Works by Manning include 'Road to sea' and are in the collection of the Museum of New Zealand Te Papa Tongarewa.

Career 
Manning exhibited with New Zealand art societies including: Auckland Society of Arts; Canterbury Society of Arts; New Zealand Academy of Fine Arts.

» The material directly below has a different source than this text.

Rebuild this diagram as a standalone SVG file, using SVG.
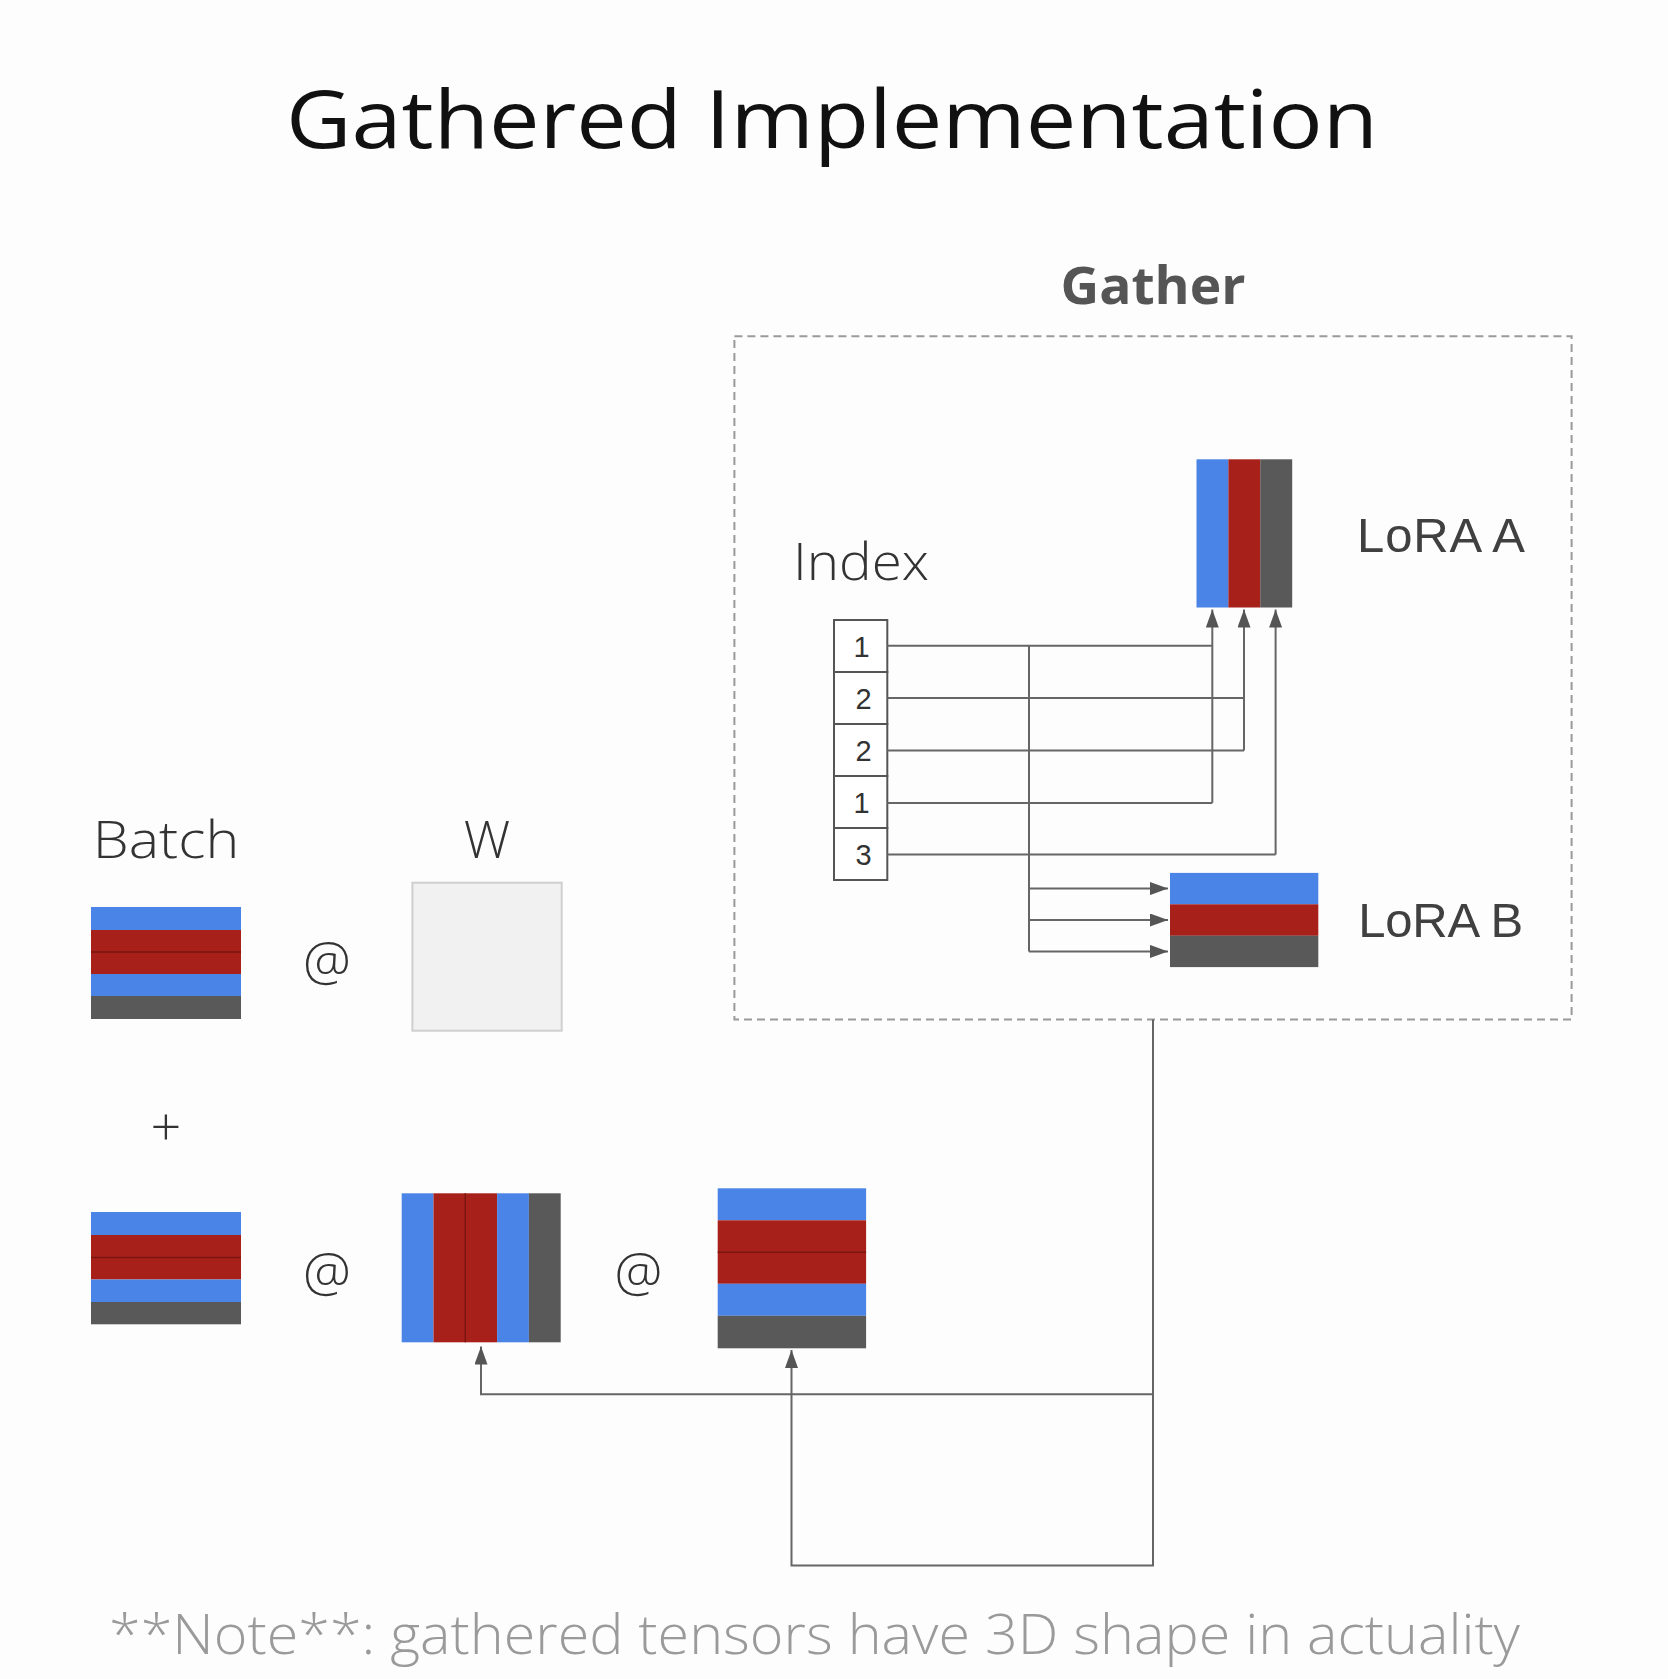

She was also a member of the Canterbury-based art association 'The Group', and exhibited with them in: 1945; 1947; 1948; 1949; 1950; 1951; 1952; 1954; 1955; 1956; 1957; 1961; 1962.

She was part of the council for the Canterbury Society of Arts.

Personal life 
She was the wife of Leo Campbell Waters.

References

Further reading 
Artist files for Dorothy Manning are held at:
 E. H. McCormick Research Library, Auckland Art Gallery Toi o Tāmaki
 Robert and Barbara Stewart Library and Archives, Christchurch Art Gallery Te Puna o Waiwhetu
 Te Aka Matua Research Library, Museum of New Zealand Te Papa Tongarewa

1919 births
2012 deaths
New Zealand painters
People associated with the Museum of New Zealand Te Papa Tongarewa
People associated with the Canterbury Society of Arts
New Zealand women painters
People associated with the Auckland Society of Arts
People associated with The Group (New Zealand art)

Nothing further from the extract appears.